Another approach might be to first leach out the solvents and binders with another solvent, such as zylol, acetone, etc., and then put the dry residue into aqua regia. However, the use of these solvents poses dangers. Also, unless you find the perfect solvent or blend of solvents, the leaching could very well be incomplete.

I seem to remember experimenting with putting the paste directly into aqua regia, with no pre-treatment. I think I ended up with a gunky mess, which created big problems in trying to recover the gold.

Whatever you do, first experiment with small quantities - say, only a gram or two.

Some of these thick film pastes contain no precious metals. An example is the moly-manganese paste used on side-braze packages, for the leg mounting pads, the internal traces, and the wire bonding fingers. 

If anyone finds ruthenium paste, I would not try to process it unless you really know what you're doing and have experience in working with ruthenium. Too many inherent dangers.

Maybe someone else will chime in on this subject.


----------



## MassGoldSmith (Aug 14, 2011)

Sounds exactly like what I'm being presented with......they seem to think it is extremely pure in content, which would be great.

Thanks for your input and help.


----------



## goldsilverpro (Aug 14, 2011)

The gold in the paste is very pure.

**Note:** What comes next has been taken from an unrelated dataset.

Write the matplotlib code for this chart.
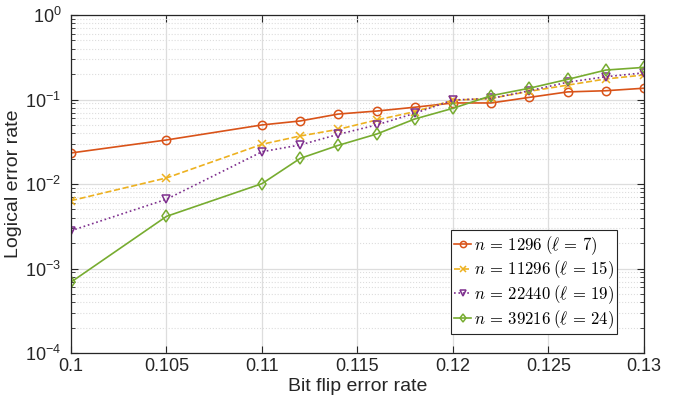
import matplotlib
matplotlib.use("Agg")
import matplotlib.pyplot as plt
from matplotlib.ticker import FixedLocator, LogLocator, FuncFormatter, NullFormatter
import math

plt.rcParams['font.family'] = ['Liberation Sans', 'DejaVu Sans']
plt.rcParams['mathtext.fontset'] = 'cm'

p = [0.1, 0.105, 0.11, 0.112, 0.114, 0.116, 0.118, 0.12, 0.122, 0.124, 0.126, 0.128, 0.13]
err_1296 = [0.0233, 0.0332, 0.050, 0.0557, 0.0673, 0.073, 0.081, 0.091, 0.091, 0.106, 0.123, 0.127, 0.136]
err_11296 = [0.00635, 0.0118, 0.0295, 0.037, 0.0444, 0.0572, 0.0718, 0.098, 0.103, 0.125, 0.148, 0.175, 0.195]
err_22440 = [0.0028, 0.0066, 0.0241, 0.029, 0.0387, 0.050, 0.0687, 0.0986, 0.103, 0.127, 0.16, 0.186, 0.207]
err_39216 = [0.00069, 0.00414, 0.0101, 0.0201, 0.0287, 0.039, 0.0588, 0.0787, 0.111, 0.136, 0.173, 0.223, 0.240]

labels = [r'$n\,=\,1296\;(\ell\,=\,7)$', r'$n\,=\,11296\;(\ell\,=\,15)$',
          r'$n\,=\,22440\;(\ell\,=\,19)$', r'$n\,=\,39216\;(\ell\,=\,24)$']
xticks = [0.1, 0.105, 0.11, 0.115, 0.12, 0.125, 0.13]
xticklabels = ['0.1', '0.105', '0.11', '0.115', '0.12', '0.125', '0.13']

fig = plt.figure(figsize=(6.76, 4.01), dpi=100)
ax = fig.add_axes([71/676, 48/401, 573/676, 338/401])

styles = [
    dict(color='#D95319', linestyle='-', marker='o'),
    dict(color='#EDB120', linestyle='--', marker='x'),
    dict(color='#7E2F8E', linestyle=':', marker='v'),
    dict(color='#77AC30', linestyle='-', marker='d'),
]
for ys, lab, st in zip([err_1296, err_11296, err_22440, err_39216], labels, styles):
    ax.plot(p, ys, label=lab, linewidth=1.2, markersize=6,
            markerfacecolor='none', markeredgewidth=1.1, **st)

ax.set_yscale('log')
ax.set_xlim(0.1, 0.13)
ax.set_ylim(1e-4, 1)
ax.xaxis.set_major_locator(FixedLocator(xticks))
ax.set_xticklabels(xticklabels)
ax.yaxis.set_major_locator(LogLocator(base=10, numticks=10))
ax.yaxis.set_minor_locator(LogLocator(base=10, subs=range(2, 10), numticks=20))
ax.yaxis.set_minor_formatter(NullFormatter())

def fmt(v, pos):
    e = int(round(math.log10(v)))
    return r'$\mathregular{10^{%d}}$' % e
ax.yaxis.set_major_formatter(FuncFormatter(fmt))

ax.grid(True, which='major', color='#dddddd', linewidth=0.9, linestyle='-')
ax.grid(True, which='minor', axis='y', color='#dddddd', linewidth=0.8, linestyle=':')
ax.set_axisbelow(True)

ax.tick_params(which='both', direction='in', top=True, right=True, colors='#262626',
               labelsize=13)
ax.tick_params(which='major', length=5, width=0.8)
ax.tick_params(which='minor', length=3, width=0.6)
ax.tick_params(axis='y', pad=7)
for s in ax.spines.values():
    s.set_color('#262626')
    s.set_linewidth(0.9)

ax.set_xlabel('Bit flip error rate', fontsize=14, color='#262626', labelpad=2)
ax.set_ylabel('Logical error rate', fontsize=14, color='#262626', labelpad=2)

leg = ax.legend(loc='lower right', fontsize=12, handlelength=1.0, handletextpad=0.15,
                borderpad=0.2, labelspacing=0.12, fancybox=False, framealpha=1,
                edgecolor='#262626', markerscale=0.75, borderaxespad=0.0)
leg.set_bbox_to_anchor(((617 - 71) / 573, (353 - 334) / 338), transform=ax.transAxes)
leg.get_frame().set_linewidth(0.8)

fig.savefig('out.png', dpi=100)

However, the glass frit and the solvents, etc., could greatly lower the total gold percentage of the paste.

Is the 50 grams the gold weight or the total weight of the paste? If the latter, the gold content could be considerably less. It might be spelled out on the jar label.

In my experience, these jars are always sealed when new. If the seal is broken, you really don't know exactly what is in them.


----------



## samuel-a (Aug 14, 2011)

MassGoldSmith

Recently, i had the privilege to work with couple of ounces of thick film pastes, both gold and palladium.
The solvant/binders or what ever organic matter that is in there have a very distinctive aromatic smell to it, almost addictive.

The metals are very pure in these pastes unless stated otherwise on the lable.
No chmicals, the paste was placed in a melting dish, incinirated and then melted under a fume hood. Quite sooty at first, but with temp' it's all gone.

The loss, if i recall correct was 11-12% of weight from start to finished melt product.


----------



## goldsilverpro (Aug 14, 2011)

Sam said:


> The metals are very pure in these pastes unless stated otherwise on the lable.
> No chmicals, the paste was placed in a melting dish, incinirated and then melted under a fume hood. Quite sooty at first, but with temp' it's all gone.



That's definitely the best way to do it, Sam. Where was my head? Why didn't I think of that? One of my standard rules has always been, if the metal is pure to start with, don't dissolve it, if at all possible. That applies to stuff like certain Pd contact points and the silver from film.


----------



## samuel-a (Aug 14, 2011)

goldsilverpro said:


> Sam said:
> 
> 
> > The metals are very pure in these pastes unless stated otherwise on the lable.
> ...




Somtimes, You can't see the forest for the trees...

Don't beat yourself up Chris.
If it's any consolation... my first hunch on how to deal with this material was same as you. But i got a tip from a very wise man.

This is why i love this forum, different perspectives joined together. makes us all a bit smarter :mrgreen:


----------



## samuel-a (Aug 15, 2011)

goldsilverpro said:


> That applies to stuff like certain Pd contact points and the silver from film.



Is there an example of which application one can find pure Pd contacts?


----------



## goldsilverpro (Aug 15, 2011)

samuel-a said:


> goldsilverpro said:
> 
> 
> > That applies to stuff like certain Pd contact points and the silver from film.
> ...



Those tiny rectangular, faceted (half a hexagon, I believe, in cross section), Pd points on old telephone switching station wire relays were pure Pd. We once recovered about 800-1000 oz of pure Pd points from about a 50,000# lot of that relay scrap. I developed a method of dissolving the nickel backing on the points and the closely trimmed copper alloy spring wires the points were attached to, without attacking the Pd. We then sold the points as pure Pd. I applied my own rule in that case.

I've also seen the same points on other items. Someone (jimdoc?) on the forum, way back, showed photos of these same points, at least in appearance, found on certain organs.


----------